With the first meeting a wrap, a follow-up gathering is set for 6 p.m. Monday at the Paina Room at Umekes Fish Market Bar & Grill.
“There’s a real earnest, curiosity and a desire to get involved and help,” Villegas said. “I want to be able to bring all the information we can to this kind of group of people in this area of town and provide some ways that you’re every day person can help.”
Villegas and Pabre plan to have a variety of players attend the next meeting, including nonprofits, landowners and county officials.
“What we’re trying to put together is an opportunity for our next meeting to be a creative, cohesive and collaborative sharing time with each of these organizations,” she said.
She called the effort to connect private and public “fantastic.”

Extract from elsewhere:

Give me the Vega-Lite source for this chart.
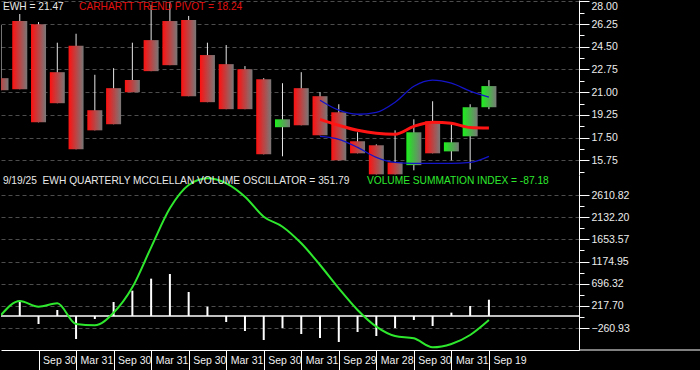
{
  "$schema": "https://vega.github.io/schema/vega-lite/v6.json",
  "background": "#000000",
  "padding": 0,
  "spacing": 0,
  "config": {
    "view": {"stroke": null},
    "font": "Liberation Sans",
    "axis": {"labelFont": "Liberation Sans", "labelFontSize": 10.5, "labelColor": "#ececec", "domainColor": "#ffffff", "tickColor": "#ffffff", "title": null}
  },
  "datasets": {
    "candles": [
      {"q": 0, "date": "2019-03-29", "open": 22.08, "high": 26.17, "low": 21.15, "close": 21.15, "osc": 0, "vsi": 22},
      {"q": 1, "date": "2019-06-28", "open": 26.48, "high": 27.02, "low": 21.23, "close": 21.23, "osc": 309, "vsi": 324},
      {"q": 2, "date": "2019-09-30", "open": 26.23, "high": 26.40, "low": 18.68, "close": 18.68, "osc": -173, "vsi": 201},
      {"q": 3, "date": "2019-12-31", "open": 22.54, "high": 24.81, "low": 20.15, "close": 20.15, "osc": 130, "vsi": 274},
      {"q": 4, "date": "2020-03-31", "open": 24.57, "high": 25.50, "low": 16.60, "close": 16.60, "osc": -497, "vsi": -173},
      {"q": 5, "date": "2020-06-30", "open": 19.61, "high": 22.34, "low": 18.06, "close": 18.06, "osc": -65, "vsi": -201},
      {"q": 6, "date": "2020-09-30", "open": 21.31, "high": 22.85, "low": 18.53, "close": 18.53, "osc": 302, "vsi": 71},
      {"q": 7, "date": "2020-12-31", "open": 21.93, "high": 24.81, "low": 21.00, "close": 21.00, "osc": 547, "vsi": 619},
      {"q": 8, "date": "2021-03-31", "open": 25.01, "high": 27.72, "low": 22.62, "close": 22.62, "osc": 806, "vsi": 1483},
      {"q": 9, "date": "2021-06-30", "open": 26.48, "high": 27.95, "low": 23.08, "close": 23.08, "osc": 907, "vsi": 2325},
      {"q": 10, "date": "2021-09-30", "open": 26.56, "high": 26.87, "low": 20.69, "close": 20.69, "osc": 518, "vsi": 2828},
      {"q": 11, "date": "2021-12-31", "open": 23.86, "high": 24.81, "low": 20.23, "close": 20.23, "osc": 201, "vsi": 2973},
      {"q": 12, "date": "2022-03-31", "open": 23.16, "high": 24.63, "low": 19.69, "close": 19.69, "osc": -130, "vsi": 2865},
      {"q": 13, "date": "2022-06-30", "open": 22.77, "high": 23.01, "low": 19.69, "close": 19.69, "osc": -324, "vsi": 2576},
      {"q": 14, "date": "2022-09-30", "open": 22.00, "high": 22.08, "low": 16.21, "close": 16.21, "osc": -518, "vsi": 2144},
      {"q": 15, "date": "2022-12-30", "open": 18.30, "high": 21.69, "low": 16.06, "close": 18.91, "osc": -259, "vsi": 1928},
      {"q": 16, "date": "2023-03-31", "open": 21.31, "high": 22.54, "low": 18.45, "close": 18.45, "osc": -389, "vsi": 1569},
      {"q": 17, "date": "2023-06-30", "open": 20.69, "high": 21.00, "low": 17.68, "close": 17.68, "osc": -475, "vsi": 1101},
      {"q": 18, "date": "2023-09-29", "open": 19.45, "high": 20.07, "low": 15.75, "close": 15.75, "osc": -561, "vsi": 597},
      {"q": 19, "date": "2023-12-29", "open": 17.22, "high": 17.91, "low": 16.29, "close": 16.29, "osc": -345, "vsi": 130},
      {"q": 20, "date": "2024-03-28", "open": 16.91, "high": 16.98, "low": 14.67, "close": 14.67, "osc": -432, "vsi": -230},
      {"q": 21, "date": "2024-06-28", "open": 15.59, "high": 18.06, "low": 14.67, "close": 14.67, "osc": -259, "vsi": -432},
      {"q": 22, "date": "2024-09-30", "open": 15.38, "high": 18.91, "low": 14.98, "close": 17.91, "osc": -86, "vsi": -482},
      {"q": 23, "date": "2024-12-31", "open": 18.76, "high": 20.30, "low": 16.29, "close": 16.29, "osc": -216, "vsi": -677},
      {"q": 24, "date": "2025-03-31", "open": 16.44, "high": 18.53, "low": 15.75, "close": 17.14, "osc": 72, "vsi": -605},
      {"q": 25, "date": "2025-06-30", "open": 17.60, "high": 20.07, "low": 15.05, "close": 19.84, "osc": 216, "vsi": -410},
      {"q": 26, "date": "2025-09-19", "open": 19.84, "high": 21.93, "low": 19.69, "close": 21.47, "osc": 351.79, "vsi": -87.18}
    ],
    "bands": [
      {"q": 17, "upper": 20.38, "pivot": 18.91, "lower": 17.60},
      {"q": 18, "upper": 19.61, "pivot": 18.45, "lower": 17.37},
      {"q": 19, "upper": 19.30, "pivot": 18.06, "lower": 16.75},
      {"q": 20, "upper": 19.45, "pivot": 17.83, "lower": 15.98},
      {"q": 21, "upper": 20.23, "pivot": 17.76, "lower": 15.59},
      {"q": 22, "upper": 21.46, "pivot": 18.37, "lower": 15.52},
      {"q": 23, "upper": 21.93, "pivot": 18.68, "lower": 15.52},
      {"q": 24, "upper": 21.69, "pivot": 18.60, "lower": 15.52},
      {"q": 25, "upper": 21.08, "pivot": 18.28, "lower": 15.59},
      {"q": 26, "upper": 20.61, "pivot": 18.24, "lower": 16.06}
    ]
  },
  "vconcat": [
    {
      "width": 578,
      "height": 175,
      "resolve": {"axis": {"y": "independent"}},
      "layer": [
        {
          "data": {"name": "candles"},
          "mark": {"type": "rule", "color": "#e6e6e6", "strokeWidth": 1, "clip": true},
          "encoding": {
            "x": {"field": "q", "type": "quantitative", "scale": {"domain": [0, 30.8], "nice": false, "zero": false, "padding": 0}, "axis": null},
            "y": {
              "field": "low", "type": "quantitative",
              "scale": {"domain": [14.62, 28.1], "nice": false, "zero": false, "padding": 0},
              "axis": {
                "orient": "right", "title": null,
                "values": [15.75, 17.5, 19.25, 21, 22.75, 24.5, 26.25, 28],
                "format": ".2f", "tickSize": 10,
                "grid": true, "gridColor": "#4d4d4d", "gridDash": [4, 3],
                "labelPadding": 2, "labelFlush": 3, "labelOverlap": false, "labelColor": "#ececec", "labelFontSize": 10.5
              }
            },
            "y2": {"field": "high"}
          }
        },
        {
          "data": {"name": "candles"},
          "transform": [{"filter": "datum.close < datum.open"}],
          "mark": {"type": "bar", "width": 15, "clip": true, "stroke": null,
            "fill": {"gradient": "linear", "x1": 0, "y1": 0, "x2": 1, "y2": 0, "stops": [{"offset": 0, "color": "#ff1010"}, {"offset": 1, "color": "#787878"}]}},
          "encoding": {
            "x": {"field": "q", "type": "quantitative"},
            "y": {"field": "open", "type": "quantitative",
              "axis": {"orient": "right", "title": null, "values": [14.875, 16.625, 18.375, 20.125, 21.875, 23.625, 25.375, 27.125], "labels": false, "grid": false, "domain": false, "tickSize": 5}},
            "y2": {"field": "close"}
          }
        },
        {
          "data": {"name": "candles"},
          "transform": [{"filter": "datum.close >= datum.open"}],
          "mark": {"type": "bar", "width": 15, "clip": true, "stroke": null,
            "fill": {"gradient": "linear", "x1": 0, "y1": 0, "x2": 1, "y2": 0, "stops": [{"offset": 0, "color": "#1cf01c"}, {"offset": 1, "color": "#787878"}]}},
          "encoding": {
            "x": {"field": "q", "type": "quantitative"},
            "y": {"field": "open", "type": "quantitative", "axis": null},
            "y2": {"field": "close"}
          }
        },
        {
          "data": {"name": "bands"},
          "mark": {"type": "line", "color": "#1414c8", "strokeWidth": 1.3, "interpolate": "monotone"},
          "encoding": {
            "x": {"field": "q", "type": "quantitative"},
            "y": {"field": "upper", "type": "quantitative", "axis": null}
          }
        },
        {
          "data": {"name": "bands"},
          "mark": {"type": "line", "color": "#1414c8", "strokeWidth": 1.3, "interpolate": "monotone"},
          "encoding": {
            "x": {"field": "q", "type": "quantitative"},
            "y": {"field": "lower", "type": "quantitative", "axis": null}
          }
        },
        {
          "data": {"name": "bands"},
          "mark": {"type": "line", "color": "#ff1414", "strokeWidth": 3, "interpolate": "monotone"},
          "encoding": {
            "x": {"field": "q", "type": "quantitative"},
            "y": {"field": "pivot", "type": "quantitative", "axis": null}
          }
        },
        {
          "data": {"values": [{}]},
          "mark": {"type": "text", "text": "EWH = 21.47", "align": "left", "baseline": "middle", "color": "#e8e8e8", "fontSize": 10.2, "font": "Liberation Sans"},
          "encoding": {
            "x": {"datum": 0.1, "type": "quantitative"},
            "y": {"datum": 27.56, "type": "quantitative", "axis": null}
          }
        },
        {
          "data": {"values": [{}]},
          "mark": {"type": "text", "text": "CARHARTT TREND PIVOT = 18.24", "align": "left", "baseline": "middle", "color": "#e01010", "fontSize": 10.2, "font": "Liberation Sans"},
          "encoding": {
            "x": {"datum": 4.16, "type": "quantitative"},
            "y": {"datum": 27.56, "type": "quantitative", "axis": null}
          }
        }
      ]
    },
    {
      "width": 578,
      "height": 175,
      "resolve": {"axis": {"y": "independent", "x": "independent"}},
      "layer": [
        {
          "data": {"name": "candles"},
          "mark": {"type": "rule", "color": "#ffffff", "strokeWidth": 2, "clip": true},
          "encoding": {
            "x": {
              "field": "q", "type": "quantitative",
              "scale": {"domain": [0, 30.8], "nice": false, "zero": false, "padding": 0},
              "axis": {
                "orient": "bottom", "title": null,
                "values": [2, 4, 6, 8, 10, 12, 14, 16, 18, 20, 22, 24, 26],
                "labels": false, "tickSize": 20, "tickColor": "#ffffff", "domainColor": "#ffffff", "grid": false
              }
            },
            "y": {
              "field": "osc", "type": "quantitative",
              "scale": {"domain": [-734, 3044], "nice": false, "zero": false, "padding": 0},
              "axis": {
                "orient": "right", "title": null,
                "values": [-260.93, 217.7, 696.32, 1174.95, 1653.57, 2132.2, 2610.82],
                "format": ".2f", "tickSize": 10,
                "grid": true, "gridColor": "#4d4d4d", "gridDash": [4, 3],
                "labelPadding": 2, "labelOverlap": false, "labelColor": "#ececec", "labelFontSize": 10.5
              }
            },
            "y2": {"datum": 0}
          }
        },
        {
          "data": {"values": [{}]},
          "mark": {"type": "rule", "color": "#ffffff", "strokeWidth": 1.5},
          "encoding": {
            "y": {"datum": 0, "type": "quantitative",
              "axis": {"orient": "right", "title": null, "values": [-21.615, 457.01, 935.635, 1414.26, 1892.885, 2371.51], "labels": false, "grid": false, "domain": false, "tickSize": 5}}
          }
        },
        {
          "data": {"values": [{}]},
          "mark": {"type": "rule", "color": "#ffffff", "strokeWidth": 1},
          "encoding": {
            "x": {"datum": 30.8, "type": "quantitative", "axis": null},
            "x2": {"datum": 37.5},
            "y": {"datum": -734, "type": "quantitative", "axis": null}
          }
        },
        {
          "data": {"name": "candles"},
          "mark": {"type": "line", "color": "#2ee82e", "strokeWidth": 2, "interpolate": "monotone", "clip": true},
          "encoding": {
            "x": {"field": "q", "type": "quantitative",
              "axis": {
                "orient": "bottom", "title": null,
                "values": [2, 4, 6, 8, 10, 12, 14, 16, 18, 20, 22, 24, 26],
                "labelExpr": "datum.value == 18 ? 'Sep 29' : datum.value == 20 ? 'Mar 28' : datum.value == 26 ? 'Sep 19' : datum.value % 4 == 2 ? 'Sep 30' : 'Mar 31'",
                "ticks": false, "domain": false, "grid": false,
                "labelAlign": "left", "labelBaseline": "top", "labelPadding": 5, "labelOffset": 4,
                "labelColor": "#f0f0f0", "labelFontSize": 10.5, "labelOverlap": false, "labelFlush": false
              }},
            "y": {"field": "vsi", "type": "quantitative", "axis": null}
          }
        },
        {
          "data": {"values": [{}]},
          "mark": {"type": "text", "text": "9/19/25\u00a0 EWH QUARTERLY MCCLELLAN VOLUME OSCILLATOR = 351.79", "align": "left", "baseline": "middle", "color": "#e8e8e8", "fontSize": 10.2, "font": "Liberation Sans"},
          "encoding": {
            "x": {"datum": 0.1, "type": "quantitative", "axis": null},
            "y": {"datum": 2915, "type": "quantitative", "axis": null}
          }
        },
        {
          "data": {"values": [{}]},
          "mark": {"type": "text", "text": "VOLUME SUMMATION INDEX = -87.18", "align": "left", "baseline": "middle", "color": "#2ee82e", "fontSize": 10.2, "font": "Liberation Sans"},
          "encoding": {
            "x": {"datum": 19.5, "type": "quantitative", "axis": null},
            "y": {"datum": 2915, "type": "quantitative", "axis": null}
          }
        }
      ]
    }
  ]
}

“This is what it takes — collaboration,” Villegas said. “This isn’t a task force, this is how to connect our community to the people that are working on the issue so that they understand what’s going on, what’s being done, what they can do, what the timetable is, how government’s hands are tied and what resources there are and how they can contribute to the solution.”
OVERSET FOLLOWS:
Please box
The following people/representatives are slated to attend Monday’s meeting:
– Kailua Village Business Improvement District President Jane Clemente
– Kona-Kohala Chamber of Commerce Executive Director Wendy Laros
– Hawaii Police Department Community Policing Sgt. Joseph Stender
– Hawaii County Deputy Managing Director Barbara Kossow
– Hawaii County Mayor Harry Kim’s Executive Assistant Sharon Hirota
– Kona Councilwoman Rebecca Villegas
– HOPE Services Deputy Director of Operations Reinette “Ipo” Morgan
– Hawaii County Department of Parks and Recreation Deputy Director Maurice Messina
– Manini Holdings Operation Manager Stefanie Gubser
– Kona Metro Security Services Owner Carey Durden
– Queen Liliuokalani Trust Kona Operations Manager Kehau Gomes (tentatively scheduled)
– Twinkle Borges, who oversees Puuhonua o Waianae, a homeless village of 200 people that operates on Oahu
Lt. Gov. Josh Green said he would like to attend, but didn’t have enough notice to make it happen. He plans to attend the next meeting, however.